DO THIS:
Do not copy the pictures; transcribe all other material exactly.

INFORMATION PROVIDED:
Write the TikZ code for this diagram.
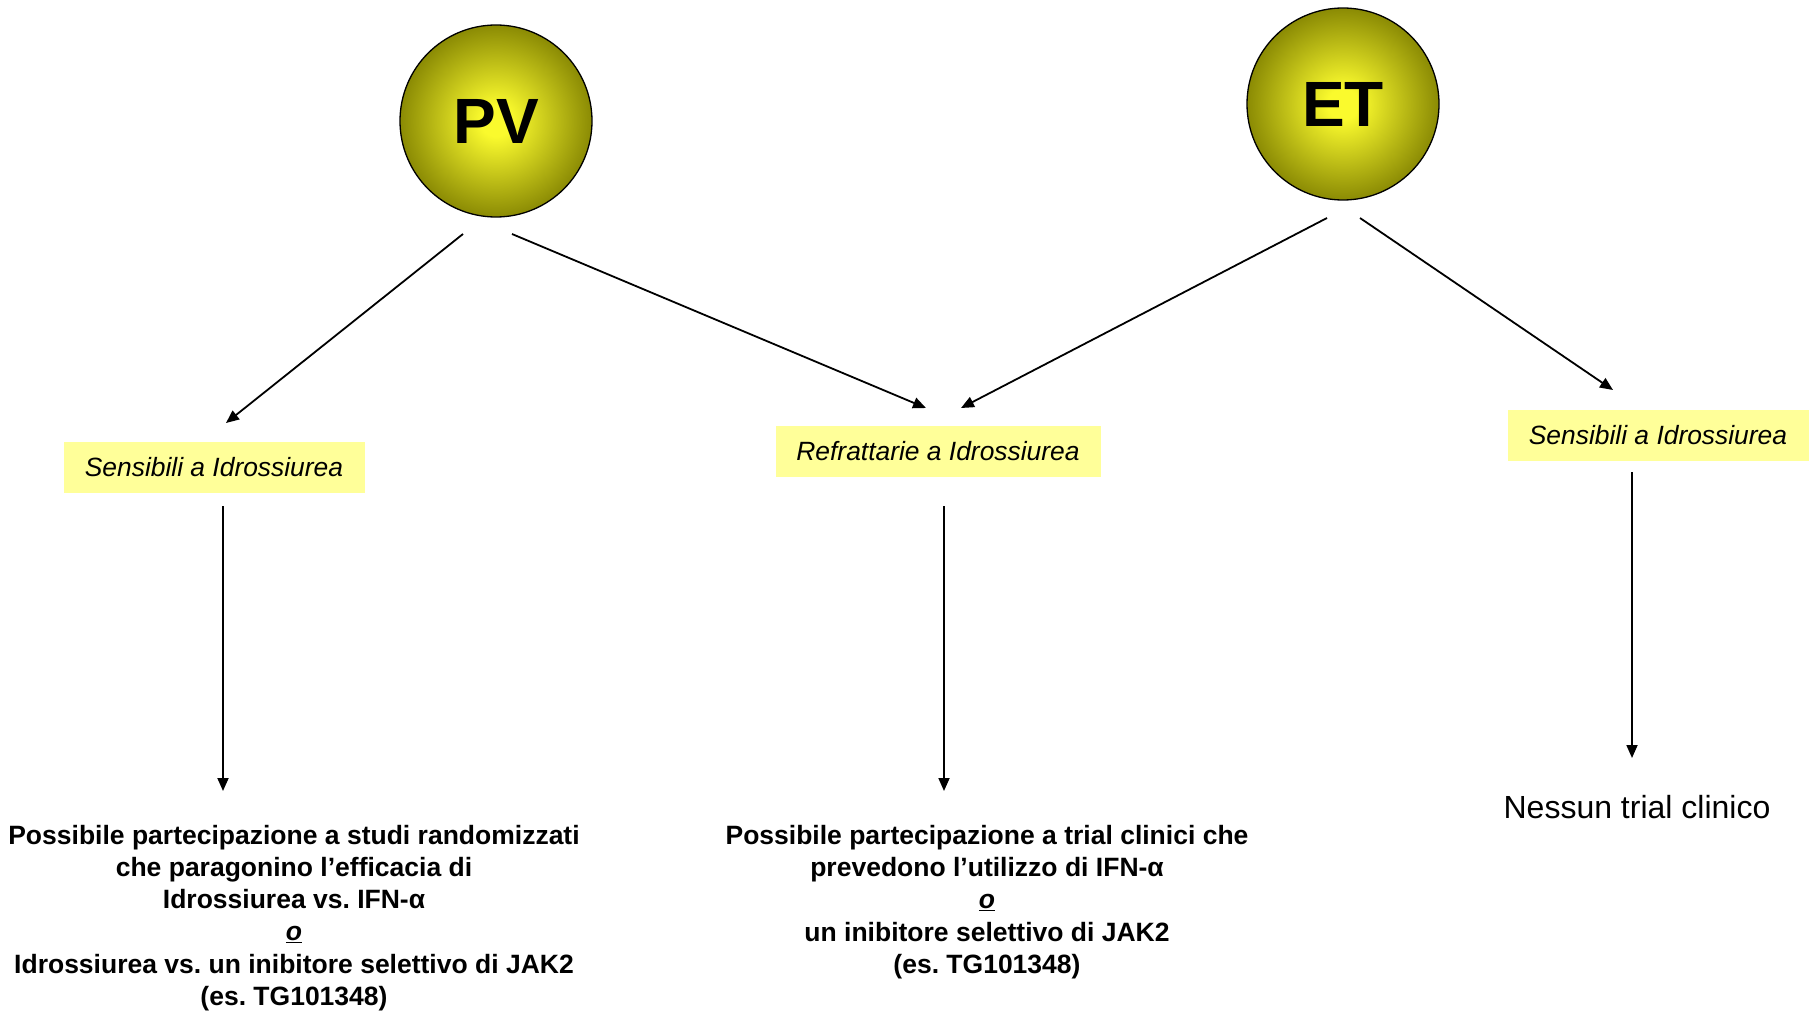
\documentclass[tikz,border=0pt]{standalone}
\usepackage{fontspec}
\setmainfont{Liberation Sans}
\usetikzlibrary{arrows.meta}
\frenchspacing
\definecolor{ballin}{RGB}{250,250,45}
\definecolor{ballout}{RGB}{128,128,0}
\definecolor{labfill}{RGB}{255,255,153}
\pgfdeclareradialshading{ball}{\pgfpoint{0bp}{0bp}}{color(0bp)=(ballin); color(4bp)=(ballin); color(27bp)=(ballout); color(50bp)=(ballout)}
\tikzset{
  ballnode/.style={circle, draw=black, line width=1.3pt, minimum size=192pt, inner sep=0pt, shading=ball, font=\fontsize{64}{70}\selectfont\bfseries},
  labnode/.style={fill=labfill, inner sep=0pt, minimum height=51pt, font=\fontsize{26.4}{30}\selectfont\itshape},
  outnode/.style={align=center, inner sep=0pt, font=\fontsize{26.5}{32.2}\selectfont\bfseries},
  arr/.style={line width=1.8pt, -{Triangle[length=13pt,width=11pt]}},
}
\begin{document}
\begin{tikzpicture}[x=1pt,y=-1pt]
\useasboundingbox (0,0) rectangle (1816,1011);
\node[ballnode] (pv) at (496,121) {PV};
\node[ballnode] (et) at (1343,104) {ET};
\node[labnode, minimum width=301pt] (l1) at (214,467) {Sensibili a Idrossiurea};
\node[labnode, minimum width=325pt] (l2) at (938,451) {Refrattarie a Idrossiurea};
\node[labnode, minimum width=301pt] (l3) at (1658,435) {Sensibili a Idrossiurea};
\node[outnode] (o1) at (294,918) {Possibile partecipazione a studi randomizzati\\che paragonino l’efficacia di\\Idrossiurea vs. IFN-α\\\underline{\textit{o}}\\Idrossiurea vs. un inibitore selettivo di JAK2\\(es. TG101348)};
\node[outnode] (o2) at (987,902) {Possibile partecipazione a trial clinici che\\prevedono l’utilizzo di IFN-α\\\underline{\textit{o}}\\un inibitore selettivo di JAK2\\(es. TG101348)};
\node[font=\fontsize{32}{36}\selectfont, inner sep=0pt] (o3) at (1637,807) {Nessun trial clinico};
% connector endpoints
\coordinate (pv-a) at (463,234);
\coordinate (pv-b) at (512,234);
\coordinate (et-a) at (1327,218);
\coordinate (et-b) at (1360,218);
\coordinate (l1-in) at (226,423);
\coordinate (l2-ina) at (926,408);
\coordinate (l2-inb) at (961,408);
\coordinate (l3-in) at (1613,390);
\coordinate (l1-out) at (223,506);
\coordinate (o1-in) at (223,791);
\coordinate (l2-out) at (944,506);
\coordinate (o2-in) at (944,791);
\coordinate (l3-out) at (1632,472);
\coordinate (o3-in) at (1632,758);
\draw[arr] (pv-a) -- (l1-in);
\draw[arr] (pv-b) -- (l2-ina);
\draw[arr] (et-a) -- (l2-inb);
\draw[arr] (et-b) -- (l3-in);
\draw[arr] (l1-out) -- (o1-in);
\draw[arr] (l2-out) -- (o2-in);
\draw[arr] (l3-out) -- (o3-in);
\end{tikzpicture}
\end{document}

ANSWER FOR THE TASK:
Write the TikZ code for this diagram.
\documentclass[tikz,border=0pt]{standalone}
\usepackage{fontspec}
\setmainfont{Liberation Sans}
\usetikzlibrary{arrows.meta}
\frenchspacing
\definecolor{ballin}{RGB}{250,250,45}
\definecolor{ballout}{RGB}{128,128,0}
\definecolor{labfill}{RGB}{255,255,153}
\pgfdeclareradialshading{ball}{\pgfpoint{0bp}{0bp}}{color(0bp)=(ballin); color(4bp)=(ballin); color(27bp)=(ballout); color(50bp)=(ballout)}
\tikzset{
  ballnode/.style={circle, draw=black, line width=1.3pt, minimum size=192pt, inner sep=0pt, shading=ball, font=\fontsize{64}{70}\selectfont\bfseries},
  labnode/.style={fill=labfill, inner sep=0pt, minimum height=51pt, font=\fontsize{26.4}{30}\selectfont\itshape},
  outnode/.style={align=center, inner sep=0pt, font=\fontsize{26.5}{32.2}\selectfont\bfseries},
  arr/.style={line width=1.8pt, -{Triangle[length=13pt,width=11pt]}},
}
\begin{document}
\begin{tikzpicture}[x=1pt,y=-1pt]
\useasboundingbox (0,0) rectangle (1816,1011);
\node[ballnode] (pv) at (496,121) {PV};
\node[ballnode] (et) at (1343,104) {ET};
\node[labnode, minimum width=301pt] (l1) at (214,467) {Sensibili a Idrossiurea};
\node[labnode, minimum width=325pt] (l2) at (938,451) {Refrattarie a Idrossiurea};
\node[labnode, minimum width=301pt] (l3) at (1658,435) {Sensibili a Idrossiurea};
\node[outnode] (o1) at (294,918) {Possibile partecipazione a studi randomizzati\\che paragonino l’efficacia di\\Idrossiurea vs. IFN-α\\\underline{\textit{o}}\\Idrossiurea vs. un inibitore selettivo di JAK2\\(es. TG101348)};
\node[outnode] (o2) at (987,902) {Possibile partecipazione a trial clinici che\\prevedono l’utilizzo di IFN-α\\\underline{\textit{o}}\\un inibitore selettivo di JAK2\\(es. TG101348)};
\node[font=\fontsize{32}{36}\selectfont, inner sep=0pt] (o3) at (1637,807) {Nessun trial clinico};
% connector endpoints
\coordinate (pv-a) at (463,234);
\coordinate (pv-b) at (512,234);
\coordinate (et-a) at (1327,218);
\coordinate (et-b) at (1360,218);
\coordinate (l1-in) at (226,423);
\coordinate (l2-ina) at (926,408);
\coordinate (l2-inb) at (961,408);
\coordinate (l3-in) at (1613,390);
\coordinate (l1-out) at (223,506);
\coordinate (o1-in) at (223,791);
\coordinate (l2-out) at (944,506);
\coordinate (o2-in) at (944,791);
\coordinate (l3-out) at (1632,472);
\coordinate (o3-in) at (1632,758);
\draw[arr] (pv-a) -- (l1-in);
\draw[arr] (pv-b) -- (l2-ina);
\draw[arr] (et-a) -- (l2-inb);
\draw[arr] (et-b) -- (l3-in);
\draw[arr] (l1-out) -- (o1-in);
\draw[arr] (l2-out) -- (o2-in);
\draw[arr] (l3-out) -- (o3-in);
\end{tikzpicture}
\end{document}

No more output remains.